A difficult step to follow, at least for me it was, is to try to not be jealous of your friends who are getting married. This was a difficult one for me as I watched my friends around me get married when I first lived in Knoxville and wondered “When will it be my turn? Why am I being left behind?” Ironically while in Charlotte, in my circle of friends, I was the first to get married, and in fact out of my circle of friends there, I’m the only one still to be married. None of the others have said the “I do” yet, and I’ve made it a point to not really press them on it. If they want it, they’ll go for it when they’re ready. If not, then that’s their choice and I respect that. If any of them want to talk to me about married life, I’m more than happy to do that. In fact, it’s something that I quite love to talk about.
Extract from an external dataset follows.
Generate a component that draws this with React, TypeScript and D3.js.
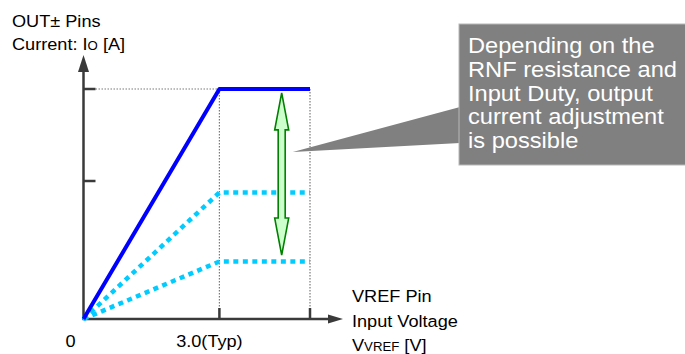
import React from "react";
import * as d3 from "d3";

// ---- data ----
const voltages = [0, 3.0, 5.0];
const maxCurrent = [0, 1.0, 1.0];
const midCurrent = [0, 0.55, 0.55];
const lowCurrent = [0, 0.25, 0.25];
const yTicks = [1.0, 0.6];
const xTicks = [3.0, 5.0];
const xTickLabels = [{ v: 0, label: "0", dx: -13 }, { v: 3.0, label: "3.0(Typ)", dx: -10 }];
const adjustArrow = { v: 4.375, from: 0.983, to: 0.278 };
const pointerTarget = { v: 4.62, c: 0.726 };
const calloutLines = [
  "Depending on the",
  "RNF resistance and",
  "Input Duty, output",
  "current adjustment",
  "is possible",
];

const W = 685;
const H = 354;
const FONT = "'Liberation Sans', Arial, Helvetica, sans-serif";

export default function App() {
  const x = d3.scaleLinear().domain([0, 5]).range([83.5, 310]);
  const y = d3.scaleLinear().domain([0, 1]).range([319, 89]);
  const line = d3
    .line<number>()
    .x((_, i) => x(voltages[i]))
    .y((d) => y(d));

  const axisColor = "#3a3a3a";
  const ax0 = x(0);
  const ay0 = y(0);

  // green double arrow
  const ax = x(adjustArrow.v);
  const top = y(adjustArrow.from);
  const bot = y(adjustArrow.to);
  const hl = 37, hw = 7, sw = 3.5;
  const arrowPts = [
    [ax, top],
    [ax + hw, top + hl],
    [ax + sw, top + hl],
    [ax + sw, bot - hl],
    [ax + hw, bot - hl],
    [ax, bot],
    [ax - hw, bot - hl],
    [ax - sw, bot - hl],
    [ax - sw, top + hl],
    [ax - hw, top + hl],
  ]
    .map((p) => p.join(","))
    .join(" ");

  const boxX = 459, boxY = 24, boxH = 141;
  const pointer = [
    [boxX + 1, 107],
    [x(pointerTarget.v), y(pointerTarget.c)],
    [boxX + 1, 143],
  ]
    .map((p) => p.join(","))
    .join(" ");

  const txt = (tx: number, ty: number, children: React.ReactNode, extra: any = {}) => (
    <text
      transform={`translate(${tx},${ty}) scale(1.1,1)`}
      fontFamily={FONT}
      fontSize={16.5}
      fill="#000"
      {...extra}
    >
      {children}
    </text>
  );

  return (
    <svg
      width={W}
      height={H}
      style={{ position: "absolute", left: 0, top: 0, background: "#fff" }}
    >
      {/* dotted guide lines */}
      <g stroke="#7a7a7a" strokeWidth={1.2} strokeDasharray="1.5,1.5" fill="none">
        <line x1={ax0 + 12} x2={x(3.0)} y1={y(1)} y2={y(1)} />
        {xTicks.map((v) => (
          <line key={v} x1={x(v)} x2={x(v)} y1={y(1)} y2={ay0 - 11} />
        ))}
      </g>

      {/* axes */}
      <g stroke={axisColor} strokeWidth={2.5} fill="none">
        <line x1={ax0} x2={ax0} y1={ay0 + 1} y2={70} />
        <line x1={ax0 - 1} x2={330} y1={ay0} y2={ay0} />
        {yTicks.map((t) => (
          <line key={t} x1={ax0} x2={ax0 + 12} y1={y(t)} y2={y(t)} />
        ))}
        {xTicks.map((t) => (
          <line key={t} x1={x(t)} x2={x(t)} y1={ay0} y2={ay0 - 11} />
        ))}
      </g>
      <polygon points={`${ax0},55 ${ax0 - 5.5},72 ${ax0 + 5.5},72`} fill={axisColor} />
      <polygon points={`343,${ay0} 328,${ay0 - 4.5} 328,${ay0 + 4.5}`} fill={axisColor} />

      {/* series */}
      <path d={line(lowCurrent) || ""} fill="none" stroke="#00ccff" strokeWidth={4.5} strokeDasharray="5,4.5" />
      <path d={line(midCurrent) || ""} fill="none" stroke="#00ccff" strokeWidth={4.5} strokeDasharray="5,4.5" />
      <circle cx={ax0 + 1} cy={ay0 - 1} r={2.5} fill="#00ccff" />
      <path d={line(maxCurrent) || ""} fill="none" stroke="#0000ff" strokeWidth={4} strokeLinejoin="round" />

      {/* green adjust arrow */}
      <polygon points={arrowPts} fill="#ccffcc" stroke="#008000" strokeWidth={1.6} strokeLinejoin="miter" />

      {/* callout */}
      <polygon points={pointer} fill="#808080" />
      <rect x={boxX} y={boxY} width={W - boxX + 5} height={boxH} fill="#808080" stroke="#b8b8b8" strokeWidth={1} />
      {calloutLines.map((l, i) =>
        txt(468, 53 + i * 23.75, l, { key: i, fill: "#fff", fontSize: 21.5 })
      )}

      {/* axis titles */}
      {txt(12, 27, "OUT± Pins")}
      {txt(12, 50, [
        "Current: I",
        <tspan key="s" fontSize={12}>O</tspan>,
        " [A]",
      ])}
      {xTickLabels.map((t) =>
        txt(x(t.v) + t.dx, 347, t.label, { key: t.label, textAnchor: "middle" })
      )}
      {txt(352, 302, "VREF Pin")}
      {txt(352, 327, "Input Voltage")}
      {txt(352, 351, [
        "V",
        <tspan key="s" fontSize={12}>VREF</tspan>,
        " [V]",
      ])}
    </svg>
  );
}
When you see your friends getting then, try to be happy for them. I liked that at our wedding, my best man I am sure was genuinely happy and might I add, gave the best toast that I have ever heard given at a wedding ceremony. I think Allie quickly became part of the inner circle by them and we would often have good discussion times. She did enjoy watching them come over and seeing us do something like Super Smash Brothers Brawl together or watching the final season of Smallville. Celebrate your married friends and realize that they still want to be friends with you, but their first priority is still going to be to their wives.

I used to get together on Sunday nights with some friends in Charlotte and play on the Wii and then do something like bowling together. Allie understood that it was a guy thing then, but if she really needed me, she gave me a call and I came straight home if need be. My other friends understood that.

Of course, you should also realize that there are times when your married friends don’t want to be disturbed. That’s okay also.

So as long as you’re single, with your mind and heart, honor the people of the opposite sex in your life. Avoid pornography and if you plan to get married, good for you. If you plan to stay single, good for you also. Live the proper life in each path and seek to serve God to the fullest with wherever you are right now.